Thoughts for Bo
Thoughts for Parshat Bo
‘This month is the head of all months for you, the first of all the months of the year.’
In the context of the Torah and halacha, the year begins from the month of Nisan. When we talk about the cycle of the holydays, we start from Pesah. When a king is appointed, the particular year of his reign begins at Nisan. If he begins his reign in Adar, for example, then only thirty days later in Nisan he is considered in the second year of his reign.
Moreover, this verse is in fact a mitzvah from among the 613 commandments of Torah. Sefer Hahinuch notes the mitzvah is “to sanctify the months and extend leap years in the court greatest in wisdom (that would be the Sanhedrin) ordained in Israel, and to establish the holydays of the year according to the sanctification (of the month)...” In other words, it is a Divine commandment, a holy act, to establish and operate according to a unique calendar. This is the mitzvah noted by Rabi Yitzhak in the midrash and quoted by Rashi at the opening of the Torah, as “the first commandment that Israel were commanded.”

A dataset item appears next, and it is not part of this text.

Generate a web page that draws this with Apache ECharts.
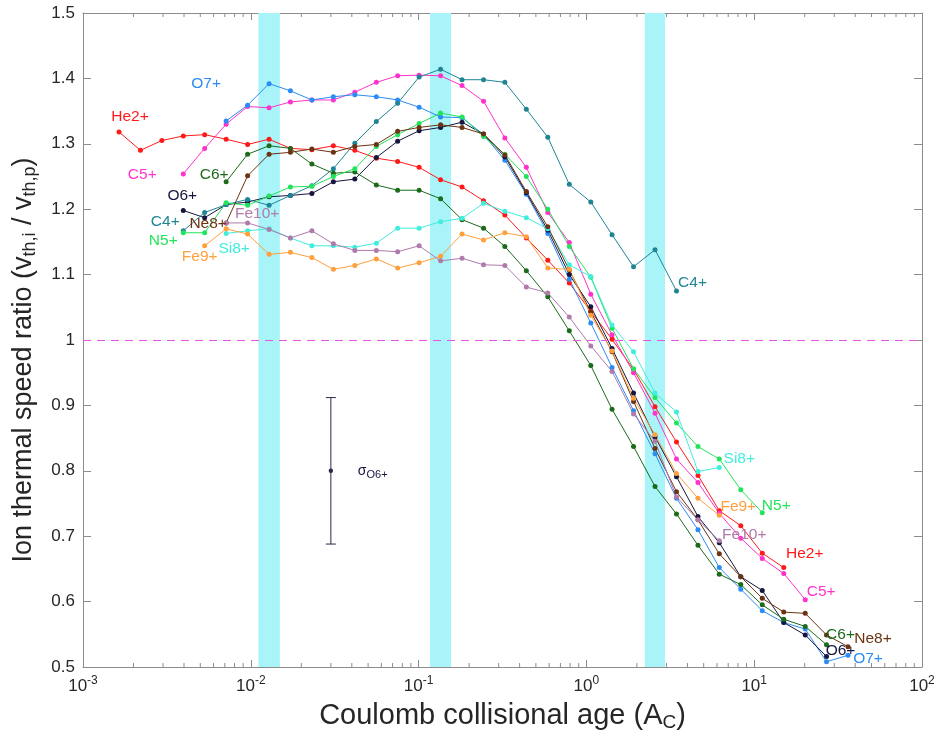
<!DOCTYPE html>
<html><head><meta charset="utf-8">
<script src="https://cdn.jsdelivr.net/npm/echarts@6/dist/echarts.min.js"></script>
<style>html,body{margin:0;padding:0;background:#fff}#c{width:941px;height:740px}</style>
</head><body><div id="c"></div>
<script>
// Shared bin centres (Coulomb collisional age A_C)
const xGrid = [0.00164,0.00220,0.00295,0.00396,0.00531,0.00713,0.00957,0.01285,0.01722,0.02312,0.03105,0.04169,0.05598,0.07499,0.1007,0.1352,0.1815,0.2438,0.3266,0.4385,0.5888,0.7907,1.062,1.422,1.910,2.564,3.443,4.624,6.194,8.318,11.17,15.00,20.14,26.98,36.22];

// series values (start index into xGrid, then values)
const he2Start = 0;  const he2  = [1.318,1.290,1.305,1.312,1.314,1.307,1.299,1.307,1.293,1.291,1.297,1.290,1.278,1.273,1.264,1.245,1.234,1.213,1.191,1.156,1.122,1.087,1.044,1.001,0.955,0.898,0.844,0.793,0.739,0.716,0.674,0.652];
const c5Start  = 3;  const c5   = [1.254,1.293,1.330,1.357,1.355,1.364,1.367,1.367,1.379,1.394,1.404,1.405,1.404,1.389,1.365,1.309,1.264,1.195,1.149,1.070,1.008,0.950,0.888,0.818,0.782,0.735,0.697,0.666,0.643,0.603];
const o7Start  = 5;  const o7   = [1.335,1.359,1.392,1.381,1.367,1.372,1.375,1.372,1.367,1.356,1.341,1.340,1.314,1.275,1.223,1.163,1.093,1.026,0.958,0.892,0.826,0.758,0.710,0.652,0.619,0.586,0.568,0.558,0.508,0.518];
const o6Start  = 3;  const o6   = [1.198,1.187,1.207,1.211,1.219,1.221,1.224,1.242,1.246,1.279,1.304,1.320,1.325,1.333,1.315,1.280,1.225,1.168,1.100,1.051,0.987,0.919,0.852,0.791,0.730,0.690,0.638,0.617,0.568,0.549,0.516];
const c4Start  = 3;  const c4   = [1.167,1.195,1.207,1.215,1.206,1.221,1.236,1.262,1.301,1.334,1.362,1.402,1.414,1.398,1.398,1.394,1.353,1.310,1.238,1.211,1.161,1.112,1.138,1.075];
const c6Start  = 5;  const c6   = [1.242,1.284,1.297,1.293,1.269,1.255,1.257,1.237,1.229,1.229,1.216,1.184,1.171,1.143,1.106,1.066,1.014,0.961,0.894,0.837,0.776,0.734,0.686,0.642,0.626,0.595,0.573,0.562,0.534];
const n5Start  = 3;  const n5   = [1.164,1.164,1.210,1.206,1.220,1.234,1.235,1.250,1.262,1.296,1.314,1.331,1.347,1.341,1.311,1.284,1.250,1.200,1.143,1.096,1.018,0.956,0.912,0.873,0.837,0.818,0.771,0.736];
const si8Start = 5;  const si8  = [1.163,1.167,1.170,1.156,1.144,1.144,1.142,1.148,1.171,1.171,1.181,1.186,1.209,1.197,1.187,1.170,1.115,1.097,1.023,0.982,0.919,0.890,0.799,0.805];
const ne8Start = 5;  const ne8  = [1.179,1.251,1.284,1.287,1.292,1.287,1.296,1.299,1.319,1.325,1.329,1.325,1.315,1.283,1.227,1.173,1.107,1.043,0.982,0.906,0.834,0.768,0.725,0.673,0.638,0.605,0.584,0.582,0.549,0.531];
const fe9Start = 4;  const fe9  = [1.144,1.170,1.162,1.131,1.134,1.126,1.108,1.114,1.124,1.110,1.118,1.128,1.162,1.153,1.164,1.158,1.110,1.108,1.038,0.983,0.911,0.855,0.796,0.758,0.732];
const fe10Start = 5; const fe10 = [1.179,1.179,1.169,1.156,1.167,1.147,1.137,1.137,1.135,1.144,1.121,1.125,1.115,1.114,1.081,1.072,1.035,0.991,0.952,0.887,0.845,0.760,0.725,0.693];

// shaded bands, reference line, error bar
const bands = [[0.0111,0.0149],[0.117,0.156],[2.23,2.94]];
const refLine = 1.0;
const errBar = [0.03, 0.800, 0.688, 0.912];
const yTicks = [0.5, 1.5, 0.1];
const xRange = [0.001, 100];

const FONT = 'Liberation Sans, Arial, sans-serif';
const TXT = '#262626';
const AX = '#8c8c8c';

// styling table: name, values, start, color, start label offset, end label offset
const specs = [
  ['He2+', he2, he2Start, '#ff1a1a', [11,-15], [21,-14]],
  ['C5+',  c5,  c5Start,  '#ff33cc', [-41,1],  [16,-8]],
  ['O7+',  o7,  o7Start,  '#2b8cf5', [-20,-37],[20,3]],
  ['O6+',  o6,  o6Start,  '#16163f', [-1,-15], [14,-6]],
  ['C4+',  c4,  c4Start,  '#1f8595', [-18,-9], [16,-8]],
  ['C6+',  c6,  c6Start,  '#1b6b1b', [-12,-7], [14,-10]],
  ['N5+',  n5,  n5Start,  '#22e45a', [-20,8],  [14,-7]],
  ['Si8+', si8, si8Start, '#3feedd', [8,15],   [20,-9]],
  ['Ne8+', ne8, ne8Start, '#6b3312', [-18,1],  [25,-8]],
  ['Fe9+', fe9, fe9Start, '#ffa03c', [-5,11],  [19,-9]],
  ['Fe10+',fe10,fe10Start,'#b07aab', [31,-9],  [25,-6]]
];

function lbl(name, color, off){
  return {show:true, position:'inside', offset:off, formatter:name, color:color,
          fontSize:15.5, fontFamily:FONT};
}

const lineSeries = specs.map(([name, vals, st, color, o1, o2]) => ({
  name, type:'line', z:3,
  symbol:'circle', symbolSize:5,
  lineStyle:{color, width:1}, itemStyle:{color},
  data: vals.map((v,i) => {
    const item = {value:[xGrid[st+i], v]};
    if (i === 0) item.label = lbl(name, color, o1);
    else if (i === vals.length-1) item.label = lbl(name, color, o2);
    return item;
  }),
  label:{show:false}, emphasis:{disabled:true}, animation:false
}));

// minor ticks of log axis (2..9 per decade)
const minorVals = [];
for (let e = -3; e < 2; e++) for (let m = 2; m <= 9; m++) minorVals.push([m*Math.pow(10,e), 1]);

const option = {
  backgroundColor:'#fff',
  animation:false,
  grid:{left:83, right:19, top:13, bottom:73, containLabel:false},
  xAxis:[{
    type:'log', logBase:10, min:xRange[0], max:xRange[1], position:'bottom',
    axisLine:{show:true, onZero:false, lineStyle:{color:AX, width:1}},
    axisTick:{show:true, inside:true, length:7, lineStyle:{color:AX}},
    splitLine:{show:false}, minorTick:{show:false},
    axisLabel:{color:TXT, fontSize:17, fontFamily:FONT, margin:8,
      formatter: v => '10{sup|' + Math.round(Math.log10(v)) + '}',
      rich:{sup:{fontSize:12, color:TXT, fontFamily:FONT, padding:[0,0,11,0]}}},
    name:'Coulomb collisional age (A{sub|C})', nameLocation:'middle', nameGap:32,
    nameTextStyle:{fontSize:29, color:TXT, fontFamily:FONT,
      rich:{sub:{fontSize:19, color:TXT, fontFamily:FONT, padding:[14,0,0,0]}}}
  },{
    type:'log', logBase:10, min:xRange[0], max:xRange[1], position:'top',
    axisLine:{show:true, onZero:false, lineStyle:{color:AX, width:1}},
    axisTick:{show:true, inside:true, length:7, lineStyle:{color:AX}},
    axisLabel:{show:false}, splitLine:{show:false}
  }],
  yAxis:[{
    type:'value', min:yTicks[0], max:yTicks[1], interval:yTicks[2], position:'left',
    axisLine:{show:true, onZero:false, lineStyle:{color:AX, width:1}},
    axisTick:{show:true, inside:true, length:8, lineStyle:{color:AX}},
    splitLine:{show:false},
    axisLabel:{color:TXT, fontSize:17, fontFamily:FONT, margin:8,
      formatter: v => String(Math.round(v*10)/10)},
    name:'Ion thermal speed ratio (v{sub|th,i} / v{sub|th,p})', nameLocation:'middle', nameGap:44, nameRotate:90,
    nameTextStyle:{fontSize:27, color:TXT, fontFamily:FONT, padding:[0,40,0,0],
      rich:{sub:{fontSize:18, color:TXT, fontFamily:FONT, padding:[13,0,0,0]}}}
  },{
    type:'value', min:yTicks[0], max:yTicks[1], interval:yTicks[2], position:'right',
    axisLine:{show:true, onZero:false, lineStyle:{color:AX, width:1}},
    axisTick:{show:true, inside:true, length:8, lineStyle:{color:AX}},
    axisLabel:{show:false}, splitLine:{show:false}
  }],
  series:[
    {type:'line', name:'bands', data:[], z:0, silent:true,
     markArea:{silent:true, itemStyle:{color:'#a8f4f8', opacity:1},
       data: bands.map(b => [{xAxis:b[0]}, {xAxis:b[1]}])},
     markLine:{silent:true, symbol:['none','none'], label:{show:false},
       lineStyle:{color:'#e455e4', width:1, type:[8,6]},
       data:[{yAxis:refLine}]}
    },
    {type:'custom', name:'minorTicks', silent:true, z:1, data:minorVals,
     renderItem:(params, api) => {
       const x = api.coord([api.value(0), 1])[0];
       const cs = params.coordSys;
       return {type:'group', children:[
         {type:'line', shape:{x1:x, y1:cs.y+cs.height, x2:x, y2:cs.y+cs.height-4}, style:{stroke:AX, lineWidth:1}},
         {type:'line', shape:{x1:x, y1:cs.y, x2:x, y2:cs.y+4}, style:{stroke:AX, lineWidth:1}}
       ]};
     }},
    ...lineSeries,
    {type:'custom', name:'sigma', silent:true, z:4, data:[errBar],
     renderItem:(params, api) => {
       const c = api.coord([api.value(0), api.value(1)]);
       const lo = api.coord([api.value(0), api.value(2)]);
       const hi = api.coord([api.value(0), api.value(3)]);
       const col = '#2a2a48';
       return {type:'group', children:[
         {type:'line', shape:{x1:c[0], y1:lo[1], x2:c[0], y2:hi[1]}, style:{stroke:col, lineWidth:1}},
         {type:'line', shape:{x1:c[0]-5, y1:lo[1], x2:c[0]+5, y2:lo[1]}, style:{stroke:col, lineWidth:1}},
         {type:'line', shape:{x1:c[0]-5, y1:hi[1], x2:c[0]+5, y2:hi[1]}, style:{stroke:col, lineWidth:1}},
         {type:'circle', shape:{cx:c[0], cy:c[1], r:2.2}, style:{fill:col}},
         {type:'text', x:c[0]+27, y:c[1], style:{text:'{s|σ}{b|O6+}', align:'left', verticalAlign:'middle',
           rich:{s:{fontSize:14, fill:'#16163f', fontFamily:FONT},
                 b:{fontSize:11, fill:'#16163f', fontFamily:FONT, padding:[9,0,0,0]}}}}
       ]};
     }}
  ]
};

const chart = echarts.init(document.getElementById('c'), null, {renderer:'canvas'});
chart.setOption(option);
</script>
</body></html>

One of the points that Rav Tzvi Yehudah Hacohen Kook would mark here is that Rabi Yitzhak’s comment highlights that Torah is intended for Israel as a nation, an historic entity. The first commandment that ISRAEL were commanded. And when did this happen? When Hashem took us out of the Egyptian exile; when we first appear on the world stage as a nation.
I would like to ask, why a calendar? Why is the first mitzvah to a new nation to establish a calendar? A calendar which is emphasized in the halacha, as seen in the words of the Hinuch, as a holy thing? What is so special about a calendar?
A calendar is the practical framework for a culture. A society plans events, the rhythm of public life, through a calendar. A calendar is the context in which a society recalls and marks its history.
By commanding us to begin a unique calendar, God was telling us to establish from the outset that we are a unique culture. We aren’t meant to frame our lives, individually nor as a society, by another culture’s context. The purpose of the makot/plagues in Egypt was to make a clear distinction and separation between Israel and Egypt. The purpose of the calendar, it seems to me, is to formalize and ensure that separation continues in our societal/historical life as a nation and culture.
It is vital that Israel as a people, and Jews as individuals, mark the events of the day and of a life in the context of the Hebrew calendar. The calendar creates the framework in which we really see ourselves. Try it out. Ask yourself when something occurred, or when a holyday is, or when you will go on a trip or mark an important date. How often do you say things like ‘Passover comes early this year’? Do you have trouble making Shabbat fit into the notion of the week? Whose terms dictate the framework of your daily life?
The calendar is a way that we sanctify our individual and national lives. The Hebrew calendar is a holy thing; a commandment. And through it we create the framework for carrying out all the rest of the Torah on a daily, weekly, monthly, yearly, historical basis. There is literally no other way to mark the holy passage of time as God commands us, and as he relates to us through unique moments in time. The Hebrew calendar is the context of our culture.